The next major shift came in 1870, when terms of office were extended to two years and the constitutional amendment process itself was changed. The idea was that the legislature, rather than a Constitutional Convention, would henceforth initiate change — but only once every ten years. That “time lock” provision was later shortened to five-year intervals, but it remained a deterrent to rapid changes in the structure and process of governance.

Almost every time that the opportunity to make amendments is open, someone suggests extending terms of office, for governor or all statewide officials. Usually, at least one of the arguments is that it takes more than two years to put programs in place. Meanwhile, opponents have suggested that two-year terms make it easier to dispatch those officials whose policies or performance do not please the electorate. 

As for “putting programs in place,” Secretary of State Guest responded in the 1980s, “The fact that that governor has to run every two years doesn’t mean he (sic) has to solve everything in two years. And the voters aren’t expecting it. Rather, when they assess performance in the biennial elections voters are looking to see if they agree with the direction the governor is taking us.”

Vermont has been governed on the basis of two-year terms for almost 150 years. For many decades most governors, and many legislators, served only a single term. Restricting governors was the “mountain rule,” the informal power-sharing between eastern and western Vermont wings of the Republican Party. In addition, legislators were usually not career politicians or professionals who sought to hold public office indefinitely.

Times have clearly changed. Once in office, few elected officials are eager to surrender their status. Politics has become a career, and the professional pol seeks to “build a base” while establishing influence over specific parts of the local or state bureaucracy. Frequent elections impose an informal constraint, even though the public is usually predisposed to re-elect incumbents unless their records are seriously marred.

In other words, longer terms are more “efficient” for politicians. They bring more stability to their exercise of power. In addition, they serve some needs of the state’s bureaucracy, which generally prefers to develop long-term relations with politicians and the administrators they appoint.

On the other hand, four-year terms also promote generally longer tenure in office. Even with two-year terms, Vermont governors and others now serve at least four years, and since the 1960s many statewide officials have remained in office far longer — often without much campaign expense or serious competition.

In most states with longer terms being a lawmaker has become a full-time job. As political professionals, they also need higher salaries and more operational support. As states extend terms of office, a subsequent step is often longer legislative sessions.

In the past, supporters of longer terms have cited the expense and time consumed by frequent electoral campaigns as a central argument. But the impact could be the reverse of their stated intention. Longer terms increase the stakes of running, thus extending the time politicians spend campaigning and raising money. Campaign war chests are likely to get even bigger.
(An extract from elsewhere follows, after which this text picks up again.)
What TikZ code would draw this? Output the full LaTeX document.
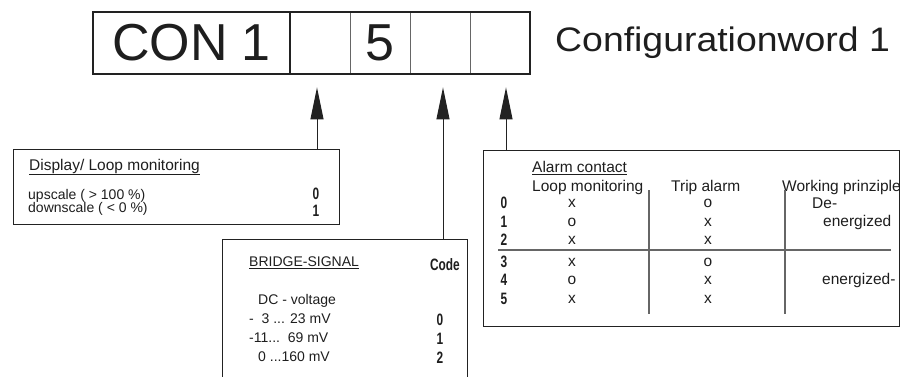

So, is something wrong with the electoral process? Clearly. But are campaigns in Vermont too long or costly? That’s subjective. But even if they are, the solution is not necessarily to eliminate half of the elections. Instead, the process can be reformed in many other ways, while the decision on whether to retain a governor after considering her or his performance for two years can remain with the voters — with no ill effects.

As the latest debate proceeds, we will likely hear appeals to “keep up” with surrounding states, to modernize and “streamline” the process. And along the way Vermont’s short term, high participation approach to politics may be called a bit “antiquated,” even by some on the left.

But let’s keep things in perspective. Short terms of office, one aspect of Vermont’s open and resilient democratic approach, are also an important check on the growth of centralized, unresponsive power. And that’s a problem which which we should all be concerned.